-------- AVAILABLE DATA --------

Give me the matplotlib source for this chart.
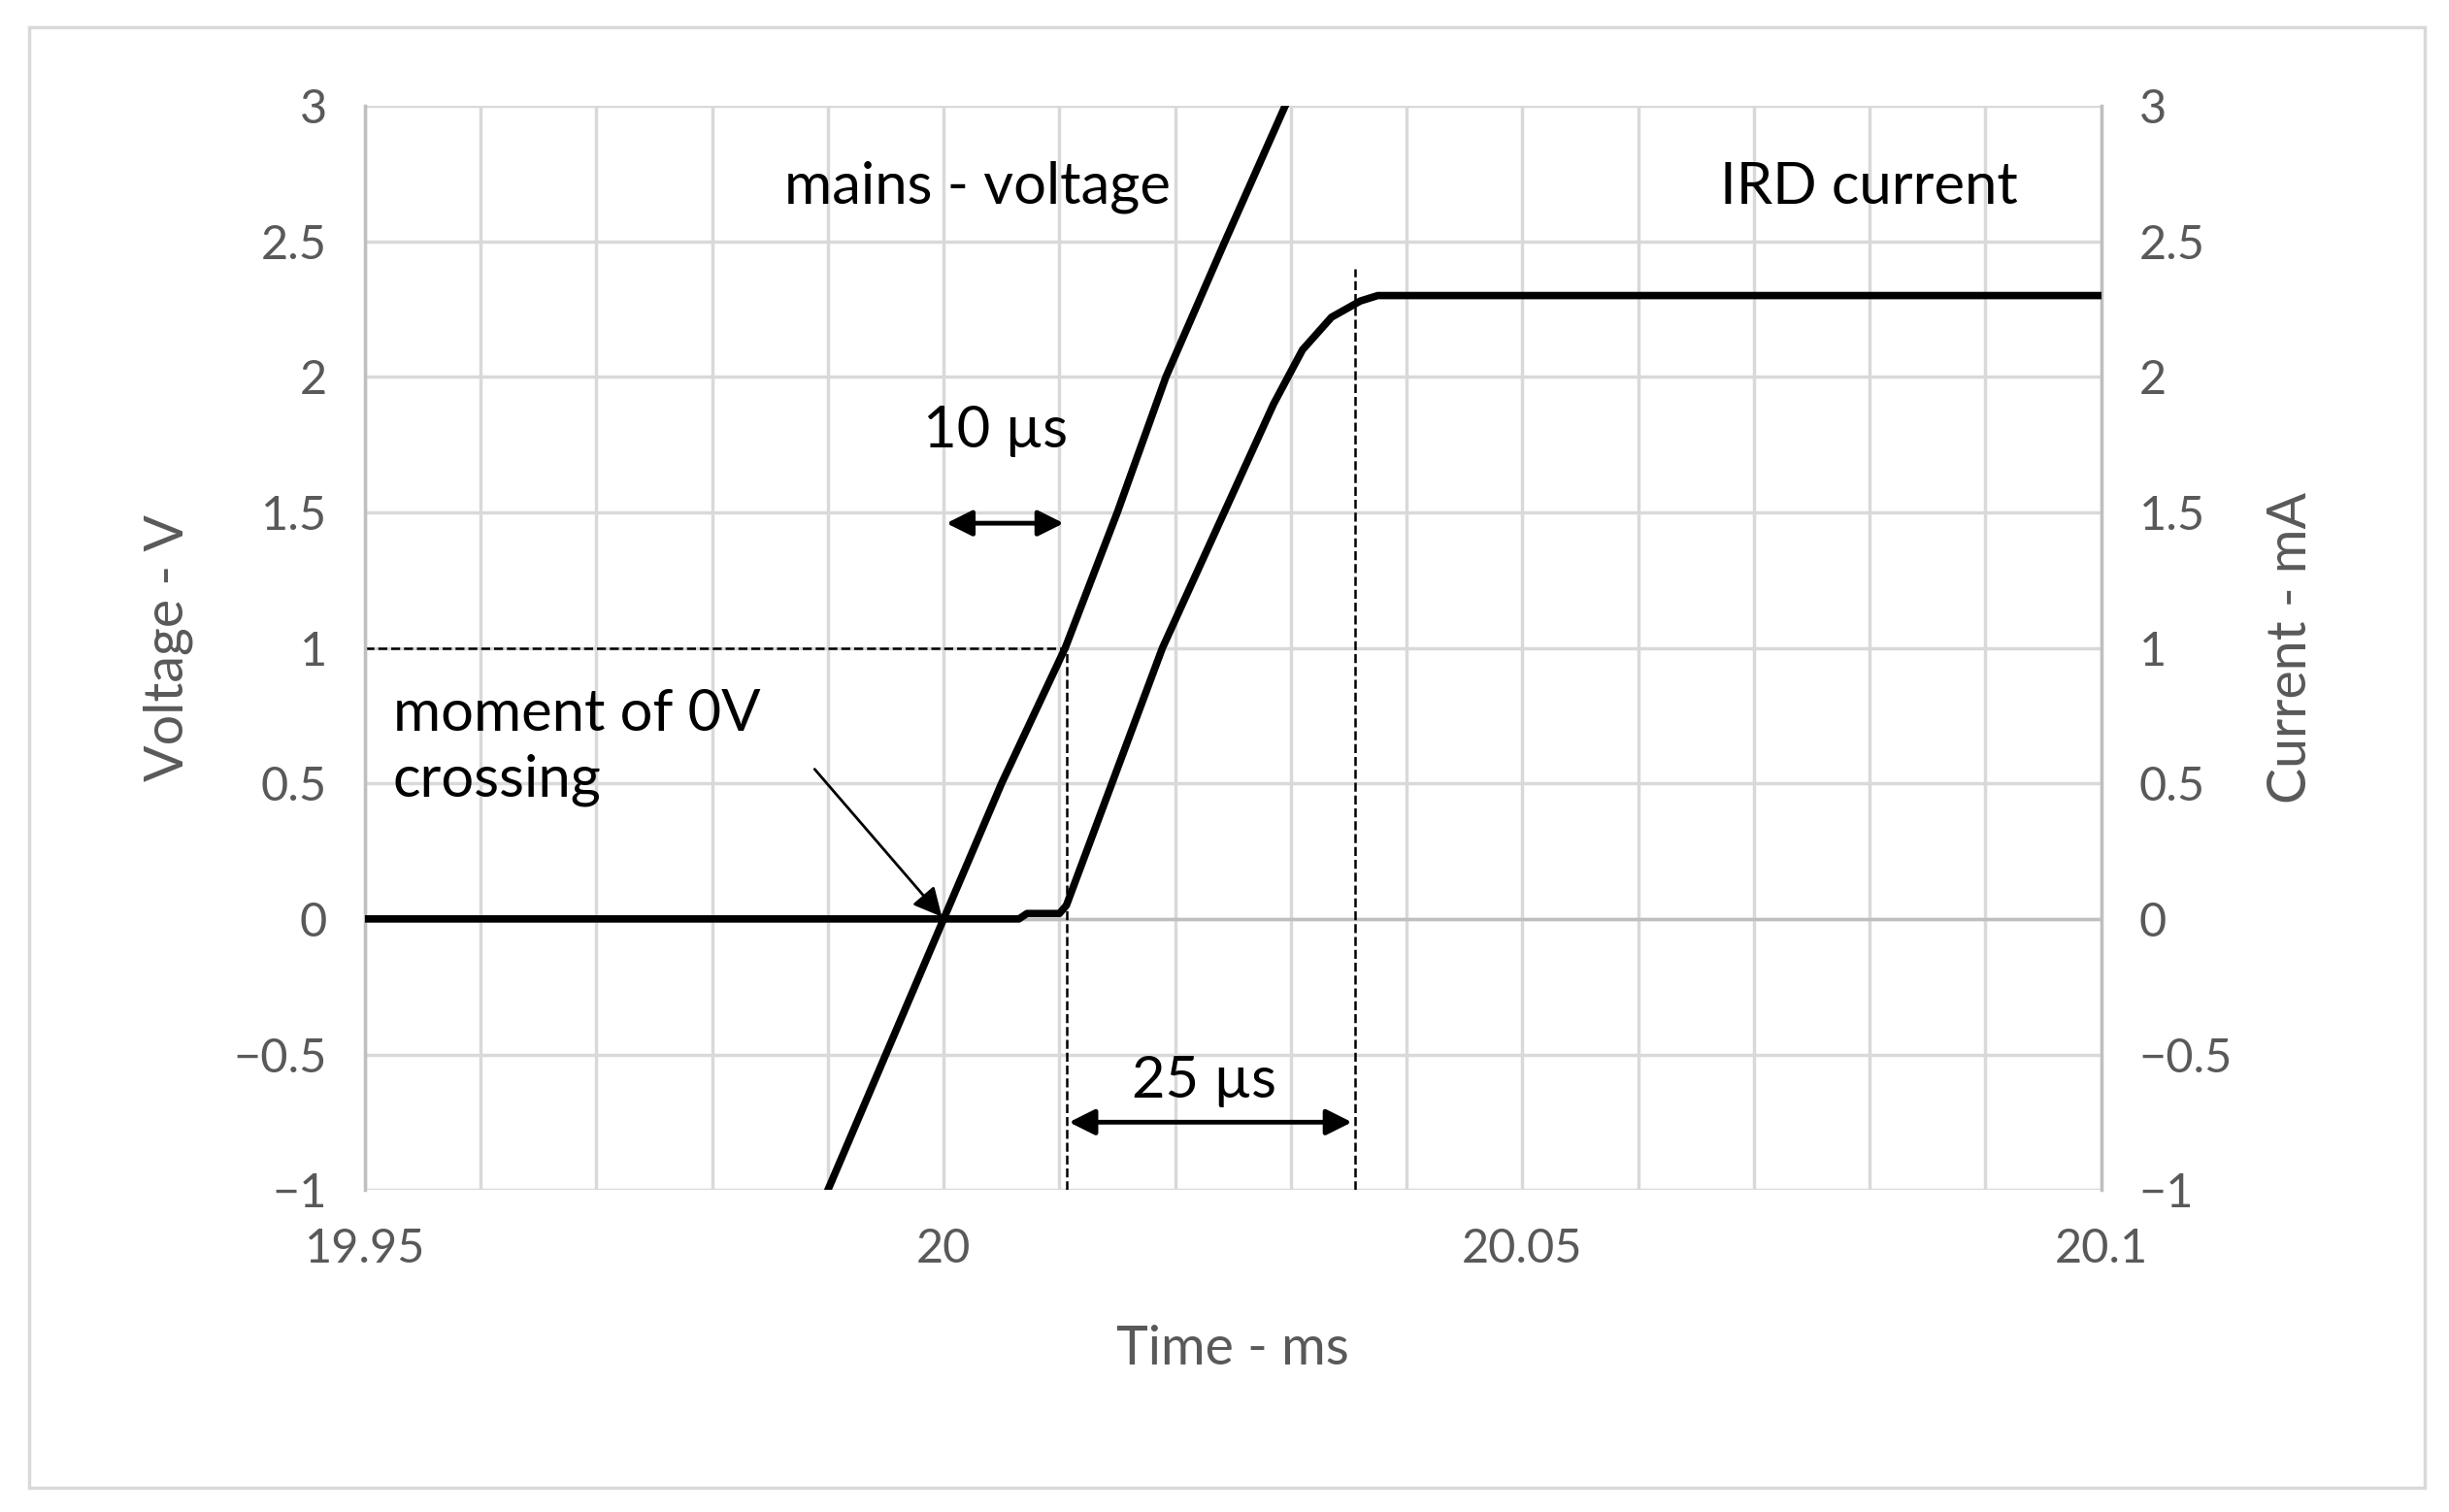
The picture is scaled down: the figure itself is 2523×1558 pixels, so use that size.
import matplotlib.pyplot as plt
from matplotlib.patches import Rectangle

plt.rcParams['font.family'] = ['Lato', 'DejaVu Sans']

# mains voltage (V) vs time (ms)
v_time = [19.990, 19.995, 20.000, 20.005, 20.0105, 20.015, 20.0192, 20.0243, 20.0295]
v_vals = [-1.0, -0.5, 0.0, 0.5, 1.0, 1.5, 2.0, 2.5, 3.0]

# IRD current (mA) vs time (ms)
i_time = [19.95, 20.0065, 20.0072, 20.0100, 20.0106, 20.0189, 20.0285, 20.0310, 20.0335, 20.0360, 20.0375, 20.1]
i_vals = [0.0, 0.0, 0.02, 0.02, 0.05, 1.0, 1.9, 2.1, 2.22, 2.28, 2.3, 2.3]

grey = '#595959'
fig = plt.figure(figsize=(25.23, 15.58), dpi=100)
ax = fig.add_axes([0.149, 0.213, 0.709, 0.717])
ax.set_xlim(19.95, 20.1)
ax.set_ylim(-1, 3)
ax.set_xticks([19.95, 20.0, 20.05, 20.1])
ax.set_xticklabels(['19.95', '20', '20.05', '20.1'])
ax.set_xticks([19.95 + 0.01 * k for k in range(16)], minor=True)
ylabels = ['\u22121', '\u22120.5', '0', '0.5', '1', '1.5', '2', '2.5', '3']
ax.set_yticks([-1, -0.5, 0, 0.5, 1, 1.5, 2, 2.5, 3])
ax.set_yticklabels(ylabels)
ax.grid(True, which='both', color='#d9d9d9', lw=2.5)
ax.set_axisbelow(True)
ax.tick_params(which='both', length=0, labelsize=35, colors=grey, pad=28)
for s in ['top', 'bottom']:
    ax.spines[s].set_visible(False)
for s in ['left', 'right']:
    ax.spines[s].set_color('#bfbfbf')
    ax.spines[s].set_linewidth(2.5)
ax.axhline(0, color='#bfbfbf', lw=2.5)
ax.set_xlabel('Time - ms', fontsize=40, color=grey, labelpad=40)
ax.set_ylabel('Voltage - V', fontsize=40, color=grey, labelpad=30)

ax2 = ax.twinx()
ax2.set_ylim(-1, 3)
ax2.set_yticks([-1, -0.5, 0, 0.5, 1, 1.5, 2, 2.5, 3])
ax2.set_yticklabels(ylabels)
ax2.tick_params(length=0, labelsize=35, colors=grey, pad=28)
for s in ax2.spines.values():
    s.set_visible(False)
ax2.set_ylabel('Current - mA', fontsize=40, color=grey, labelpad=25)

ax.plot(v_time, v_vals, color='black', lw=5.5)
ax2.plot(i_time, i_vals, color='black', lw=5.5)

# dashed markers
ax.plot([19.95, 20.0106], [1, 1], 'k--', lw=1.8)
ax.plot([20.0106, 20.0106], [-1, 1], 'k--', lw=1.8)
ax.plot([20.0355, 20.0355], [-1, 2.4], 'k--', lw=1.8)

arr = dict(arrowstyle='<|-|>', color='black', lw=3.5, mutation_scale=40)
ax.annotate('', xy=(20.0, 1.46), xytext=(20.0106, 1.46), arrowprops=arr)
ax.annotate('', xy=(20.0106, -0.75), xytext=(20.0355, -0.75), arrowprops=arr)
ax.text(20.0045, 1.8, '10 µs', fontsize=43, ha='center', va='center')
ax.text(20.0225, -0.6, '25 µs', fontsize=43, ha='center', va='center')
ax.text(20.0029, 2.7, 'mains - voltage', fontsize=43, ha='center', va='center')
ax.text(20.0799, 2.7, 'IRD current', fontsize=43, ha='center', va='center')
ax.text(19.9524, 0.85, 'moment of 0V\ncrossing', fontsize=43, ha='left', va='top',
        linespacing=1.3)
ax.annotate('', xy=(20.0, 0.0), xytext=(19.9887, 0.56),
            arrowprops=dict(arrowstyle='-|>', color='black', lw=2, mutation_scale=45))

fig.patches.append(Rectangle((0.012, 0.016), 0.978, 0.966, transform=fig.transFigure,
                             fill=False, edgecolor='#d9d9d9', lw=2.5))
fig.savefig('out.png', dpi=100)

--------

PROBLEM TO SOLVE: Starting at the top of the listing above, please restate word for word each line up to and including the one that holds "v_vals = [-1.0, -0.5, 0.0, 0.5, 1.0, 1.5, 2.0, 2.5, 3.0]", omitting every image.

TASK RESULT:
Give me the matplotlib source for this chart.
The picture is scaled down: the figure itself is 2523×1558 pixels, so use that size.
import matplotlib.pyplot as plt
from matplotlib.patches import Rectangle

plt.rcParams['font.family'] = ['Lato', 'DejaVu Sans']

# mains voltage (V) vs time (ms)
v_time = [19.990, 19.995, 20.000, 20.005, 20.0105, 20.015, 20.0192, 20.0243, 20.0295]
v_vals = [-1.0, -0.5, 0.0, 0.5, 1.0, 1.5, 2.0, 2.5, 3.0]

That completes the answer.